As I say, a perfect portrait as are Buckingham's. That particular scene with its immaculate compositions made me howl.

As you can probably tell by now, so much of this is about the human heart. Society may have changed - science or miracles too, but the human heart hasn't and, as much as anything else, this is a book of contemplation.

Our next heart belongs to Rachel Cohn, a film director who wanted a child to melt a cold place inside her: someone who would adore her, need her and never leave her - at least not for long. Her partner's certainly unfaithful. So she applied, like other childless women, for a donation of Miracleman's seed.
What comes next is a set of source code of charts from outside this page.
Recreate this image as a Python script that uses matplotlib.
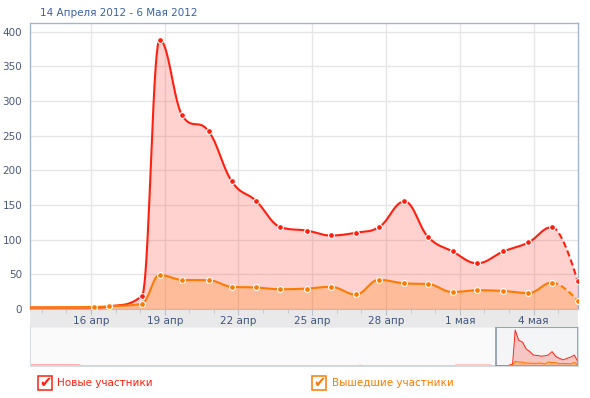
import matplotlib
matplotlib.use("Agg")
import matplotlib.pyplot as plt
import matplotlib.dates as mdates
from matplotlib.patches import Rectangle
import numpy as np
import pandas as pd


# main chart data (one point per day, times)
times = [
    "2012-04-13 00:00", "2012-04-16 03:00", "2012-04-16 18:00", "2012-04-18 02:00",
    "2012-04-18 19:00", "2012-04-19 17:00", "2012-04-20 19:00", "2012-04-21 17:30",
    "2012-04-22 17:00", "2012-04-23 17:00", "2012-04-24 19:00", "2012-04-25 18:00",
    "2012-04-26 18:30", "2012-04-27 17:00", "2012-04-28 18:00", "2012-04-29 17:00",
    "2012-04-30 17:00", "2012-05-01 17:00", "2012-05-02 18:30", "2012-05-03 19:00",
    "2012-05-04 18:00", "2012-05-05 19:00",
]
new_members = [2, 2, 4, 19, 388, 279, 256, 184, 156, 118, 113, 106, 110, 118, 155,
               104, 83, 66, 83, 96, 118, 40]
left_members = [2, 3, 4, 7.7, 49, 42, 41.5, 32, 31, 28.5, 29.5, 32, 21, 42, 37,
                36, 24.5, 27, 26, 23, 38, 12]

# navigator history before the selected window
nav_times = ["2011-12-10", "2011-12-23", "2011-12-24", "2012-03-07", "2012-03-08",
             "2012-03-09", "2012-04-02", "2012-04-03", "2012-04-12", "2012-04-13"]
nav_new = [15, 15, 2, 2, 10, 2, 2, 12, 12, 2]
nav_left = [2, 2, 1, 1, 2, 1, 1, 2, 2, 2]

view_start = "2012-04-13 13:00"
view_end = "2012-05-05 19:40"

tick_dates = ["2012-04-16", "2012-04-19", "2012-04-22", "2012-04-25",
              "2012-04-28", "2012-05-01", "2012-05-04"]
tick_labels = ["16 апр", "19 апр", "22 апр", "25 апр", "28 апр", "1 мая", "4 мая"]

title = "14 Апреля 2012 - 6 Мая 2012"
legend_names = ["Новые участники", "Вышедшие участники"]

RED = "#ff2010"
ORANGE = "#ff7b00"
W, H = 590, 398


def dnum(values):
    return mdates.date2num(pd.to_datetime(values).to_pydatetime())


def spline_segments(xs, ys, smoothing=1.5, n=40):
    # highcharts-like spline: control points from neighbours
    cnt = len(xs)
    lc = []
    rc = []
    for i in range(cnt):
        x, y = xs[i], ys[i]
        if i == 0 or i == cnt - 1:
            lc.append((x, y))
            rc.append((x, y))
            continue
        lx, ly = xs[i - 1], ys[i - 1]
        nx, ny = xs[i + 1], ys[i + 1]
        d = smoothing + 1
        lcx = (smoothing * x + lx) / d
        lcy = (smoothing * y + ly) / d
        rcx = (smoothing * x + nx) / d
        rcy = (smoothing * y + ny) / d
        corr = ((rcy - lcy) * (rcx - x)) / (rcx - lcx) + y - rcy
        lcy += corr
        rcy += corr
        if lcy > ly and lcy > y:
            lcy = max(ly, y)
            rcy = 2 * y - lcy
        elif lcy < ly and lcy < y:
            lcy = min(ly, y)
            rcy = 2 * y - lcy
        if rcy > ny and rcy > y:
            rcy = max(ny, y)
            lcy = 2 * y - rcy
        elif rcy < ny and rcy < y:
            rcy = min(ny, y)
            lcy = 2 * y - rcy
        lc.append((lcx, lcy))
        rc.append((rcx, rcy))

    t = np.linspace(0, 1, n)[:, None]
    segs = []
    for i in range(1, cnt):
        p0 = np.array([xs[i - 1], ys[i - 1]])
        p1 = np.array(rc[i - 1])
        p2 = np.array(lc[i])
        p3 = np.array([xs[i], ys[i]])
        b = ((1 - t) ** 3) * p0 + 3 * ((1 - t) ** 2) * t * p1 + 3 * (1 - t) * t ** 2 * p2 + t ** 3 * p3
        segs.append(b)
    return segs


def draw_series(ax, xs, ys, color, fill_alpha, z):
    segs = spline_segments(xs, ys)
    solid = np.vstack(segs[:-1])
    dashed = segs[-1]
    whole = np.vstack(segs)
    ax.fill_between(whole[:, 0], whole[:, 1], 0, color=color, alpha=fill_alpha, lw=0, zorder=z)
    ax.plot(solid[:, 0], solid[:, 1], color=color, lw=1.5, zorder=z + 1, solid_capstyle="round")
    ax.plot(dashed[:, 0], dashed[:, 1], color=color, lw=1.5, ls=(0, (3, 1.6)), zorder=z + 1)
    ax.plot(xs, ys, ls="none", marker="o", ms=4.2, mfc=color, mec="white", mew=0.8, zorder=z + 2)


def px_box(l, t, r, b):
    return [l / W, 1 - b / H, (r - l) / W, (b - t) / H]


def main():
    fig = plt.figure(figsize=(W / 100, H / 100), dpi=100)
    fig.patch.set_facecolor("white")

    x = dnum(times)
    x0, x1 = dnum([view_start, view_end])

    # grey band behind the date labels
    band = fig.add_axes(px_box(30.5, 309, 578.3, 327), zorder=0)
    band.set_facecolor("#e9e9e9")
    band.set_xticks([])
    band.set_yticks([])
    for s in band.spines.values():
        s.set_visible(False)

    ax = fig.add_axes(px_box(30.5, 22.7, 578.3, 309), zorder=2)
    ax.set_xlim(x0, x1)
    ax.set_ylim(0, 412.8)

    draw_series(ax, x, new_members, RED, 0.2, 3)
    draw_series(ax, x, left_members, ORANGE, 0.25, 6)

    ax.set_yticks(np.arange(0, 401, 50))
    ax.set_xticks(dnum(tick_dates))
    ax.set_xticklabels(tick_labels)
    ax.xaxis.set_minor_locator(mdates.DayLocator())
    ax.grid(True, which="major", color="#e6e6e6", lw=1, zorder=0)
    ax.set_axisbelow(True)
    ax.tick_params(axis="y", length=0, pad=6, labelsize=7.5, labelcolor="#4a5a7a")
    ax.tick_params(axis="x", which="major", length=4, pad=1.2, labelsize=7.5,
                   labelcolor="#3d5580", color="#b8c2cc")
    ax.tick_params(axis="x", which="minor", length=3, color="#b8c2cc")
    for side in ["left", "top", "right"]:
        ax.spines[side].set_color("#a4b4cc")
        ax.spines[side].set_linewidth(1)
    ax.spines["bottom"].set_color("#c8d0d8")
    ax.spines["bottom"].set_linewidth(0.8)

    fig.text(40 / W, 1 - 13 / H, title, color="#3a62a0", fontsize=7.5, va="center", ha="left")

    # navigator
    nav = fig.add_axes(px_box(30.5, 327.3, 578.3, 366), zorder=1)
    nav.set_facecolor("#f3f5f6")
    nx = np.concatenate([dnum(nav_times), x[1:]])
    n_new = np.concatenate([nav_new, new_members[1:]])
    n_left = np.concatenate([nav_left, left_members[1:]])
    nav.fill_between(nx, n_new, 0, color=RED, alpha=0.22, lw=0)
    nav.plot(nx, n_new, color=RED, lw=0.7)
    nav.fill_between(nx, n_left, 0, color=ORANGE, alpha=0.25, lw=0)
    nav.plot(nx, n_left, color=ORANGE, lw=0.8)
    nav.set_xlim(nx[0], x1)
    nav.set_ylim(0, 417)
    # light mask outside the selected range, outline around it
    nav.add_patch(Rectangle((nx[0], 0), x0 - nx[0], 417, facecolor="white", alpha=0.6,
                            lw=0, zorder=4))
    nav.add_patch(Rectangle((x0, 0), x1 - x0, 417, facecolor="none",
                            edgecolor="#8899ad", lw=1.2, zorder=5))
    nav.set_xticks([])
    nav.set_yticks([])
    for s in nav.spines.values():
        s.set_color("#d4dbe2")
        s.set_linewidth(0.8)

    # legend with check boxes
    for (l, tx), name, color in zip([(37.5, 57.3), (312.3, 331.7)], legend_names, [RED, ORANGE]):
        fig.patches.append(Rectangle((l / W, 1 - 390.3 / H), 14 / W, 14 / H,
                                     transform=fig.transFigure, facecolor="white",
                                     edgecolor=color, lw=1.1))
        fig.text((l + 7.5) / W, 1 - 382.5 / H, "✔", color=color, fontsize=10.5,
                 ha="center", va="center", family="DejaVu Sans")
        fig.text(tx / W, 1 - 383.3 / H, name, color=color, fontsize=7.5,
                 ha="left", va="center")

    fig.savefig("out.png", dpi=100)


if __name__ == "__main__":
    main()
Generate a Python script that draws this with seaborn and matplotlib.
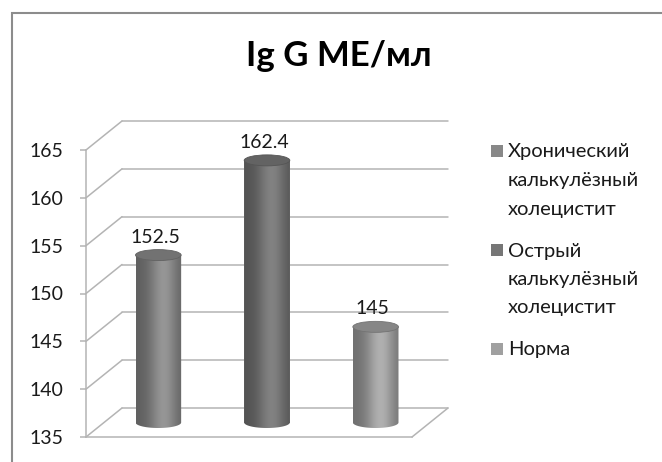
import numpy as np
import matplotlib
matplotlib.use("Agg")
import matplotlib.pyplot as plt
import seaborn as sns
from matplotlib.patches import Rectangle, Ellipse, PathPatch, ConnectionPatch
from matplotlib.path import Path
from matplotlib.colors import to_rgb

# ---- data ----
title = "Ig G МЕ/мл"
categories = ["Хронический\nкалькулёзный\nхолецистит",
              "Острый\nкалькулёзный\nхолецистит",
              "Норма"]
values = [152.5, 162.4, 145]
value_labels = ["152.5", "162.4", "145"]
yticks = [135, 140, 145, 150, 155, 160, 165]

# ---- style ----
bar_colors = ["#888888", "#767676", "#a0a0a0"]
GRID = "#b4b4b4"
TEXT = "#1a1a1a"
FS = 14

W, H, DPI = 662, 462, 100
sns.set_theme(style="white")
plt.rcParams['font.family'] = ['Lato', 'Open Sans', 'DejaVu Sans']

fig = plt.figure(figsize=(W / DPI, H / DPI), dpi=DPI)
fig.patch.set_facecolor('white')


def px_rect(left, top, right, bottom):
    return [left / W, 1 - bottom / H, (right - left) / W, (bottom - top) / H]


FL, FT, FR, FB = 86, 150, 412, 437     # front plane in pixels
DX, DY = 36, 29                          # depth offset in pixels
ax_back = fig.add_axes(px_rect(FL + DX, FT - DY, FR + DX, FB - DY))
ax_front = fig.add_axes(px_rect(FL, FT, FR, FB))
ax_mid = fig.add_axes(px_rect(FL + DX / 2, FT - DY / 2, FR + DX / 2, FB - DY / 2))

ylim = (yticks[0], yticks[-1])
xlim = (-0.5, len(categories) - 0.5)

# bars (mid depth plane)
sns.barplot(x=categories, y=values, hue=categories, palette=bar_colors,
            width=0.42, legend=False, saturation=1, ax=ax_mid)

for a in (ax_back, ax_front, ax_mid):
    a.set_xlim(*xlim)
    a.set_ylim(*ylim)
    a.patch.set_alpha(0)
    a.set_autoscale_on(False)

for a in (ax_back, ax_mid):
    for s in a.spines.values():
        s.set_visible(False)
    a.set_xticks([])
    a.set_yticks([])
    a.set_xlabel("")
    a.set_ylabel("")

# back wall grid lines
for v in yticks:
    ax_back.axhline(v, color=GRID, lw=1.1, clip_on=False, zorder=1)

# front plane: axis, ticks, floor edge
ax_front.spines['top'].set_visible(False)
ax_front.spines['right'].set_visible(False)
for s in ('left', 'bottom'):
    ax_front.spines[s].set_color(GRID)
    ax_front.spines[s].set_linewidth(1.1)
ax_front.set_xticks([])
ax_front.set_yticks(yticks)
ax_front.set_yticklabels([str(v) for v in yticks])
ax_front.tick_params(axis='y', length=4.5, width=1.1, color=GRID, pad=12,
                     labelsize=FS, labelcolor=TEXT, left=True)

# side wall / floor diagonals
for v in yticks:
    con = ConnectionPatch(xyA=(xlim[0], v), coordsA=ax_front.transData,
                          xyB=(xlim[0], v), coordsB=ax_back.transData,
                          color=GRID, lw=1.1)
    fig.add_artist(con)
con = ConnectionPatch(xyA=(xlim[1], ylim[0]), coordsA=ax_front.transData,
                      xyB=(xlim[1], ylim[0]), coordsB=ax_back.transData,
                      color=GRID, lw=1.1)
fig.add_artist(con)

# cylinder shading
mid_h_px = FB - FT
ELL_PX = 11
h_data = ELL_PX * (ylim[1] - ylim[0]) / mid_h_px
N = 200
t = np.linspace(0, 1, N)
prof = 0.70 + 0.40 * np.exp(-((t - 0.6) / 0.3) ** 2)

patches = sorted(ax_mid.patches, key=lambda p: p.get_x())
for p, col, lbl in zip(patches, bar_colors, value_labels):
    x0, w, top = p.get_x(), p.get_width(), p.get_height()
    cx = x0 + w / 2
    p.set_linewidth(0)
    base = np.array(to_rgb(col))
    img = np.clip(prof[None, :, None] * base[None, None, :], 0, 1)
    im = ax_mid.imshow(img, extent=[x0, x0 + w, ylim[0] - h_data / 2, top],
                       aspect='auto', interpolation='bilinear', zorder=2)
    th = np.linspace(np.pi, 2 * np.pi, 40)
    verts = [(x0, top), (x0, ylim[0])]
    verts += list(zip(cx + w / 2 * np.cos(th), ylim[0] + h_data / 2 * np.sin(th)))
    verts += [(x0 + w, top), (x0, top)]
    codes = [Path.MOVETO] + [Path.LINETO] * (len(verts) - 2) + [Path.CLOSEPOLY]
    clip = PathPatch(Path(verts, codes), transform=ax_mid.transData)
    im.set_clip_path(clip)
    im.set_clip_box(fig.bbox)
    ax_mid.add_patch(Ellipse((cx, top), w, h_data,
                             facecolor=np.clip(base * 0.84, 0, 1),
                             edgecolor=np.clip(base * 0.72, 0, 1),
                             lw=0.6, zorder=3, clip_on=False))
    ax_mid.annotate(lbl, (cx, top), xytext=(-3 * 72 / DPI, (ELL_PX / 2 + 4) * 72 / DPI),
                    textcoords='offset points', ha='center', va='bottom',
                    fontsize=FS, color=TEXT)

# title
fig.text(339 / W, 1 - 56 / H, title, ha='center', va='center',
         fontsize=25, fontweight='bold', color='black')

# legend (manual)
for i, (lab, col) in enumerate(zip(categories, bar_colors)):
    top_px = 145 + i * 99
    fig.add_artist(Rectangle((491 / W, 1 - (top_px + 12) / H), 12 / W, 12 / H,
                             transform=fig.transFigure, facecolor=col,
                             edgecolor='none'))
    for j, line in enumerate(lab.split("\n")):
        fig.text(508 / W, 1 - (top_px + 12.5 + j * 28.5) / H, line,
                 fontsize=14.5, va='baseline', ha='left', color=TEXT)

# outer border
fig.add_artist(Rectangle((12 / W, -0.1), 1.2, 1 - 13 / H + 0.1,
                         transform=fig.transFigure, fill=False,
                         edgecolor='#8c8c8c', lw=1.5))

fig.savefig('out.png', dpi=DPI)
The result was beautiful baby Mist, who looks like a two-year-old toddler but doesn't need her mother at all. She floats in the air, glowing, and can traverse the globe in a second. There's far more going on in her head than it looks. She doesn't say "Mommy" but "Mother".

"Mother? How's the new movie going?"
"It's fine, hon."
"That's good. I saw the last one."
"Did you like it?"
"Mm. It was okay. But metafictions have an intrinsic distancing effect I think you're foolish to ignore: the ideas were strong, but if you don't care about the people, then what does it matter?"

Out of the mouths of babes...

There's a children's story within this story told at bedtime which contains an awful lot of "Good-bye"s.

All these individuals we will meet once again after a grainy, photo-referenced 'Spy Story' of signs, countersigns, double- and triple-crosses, and reality-eroding, raging paranoia.

Like the opening gambit, 'Carnival' is a pilgrimage, this time a public one where our by now familiar faces join tens if not hundreds of thousands celebrating the Age of Miracles in London after five days of mourning the modern holocaust. It's a truly inclusive affair, a climax which concludes with a boon, an act of divine beneficence, the one gift so many of us dream about.

Next: The Silver Age.

After that: well, that one is all about Them.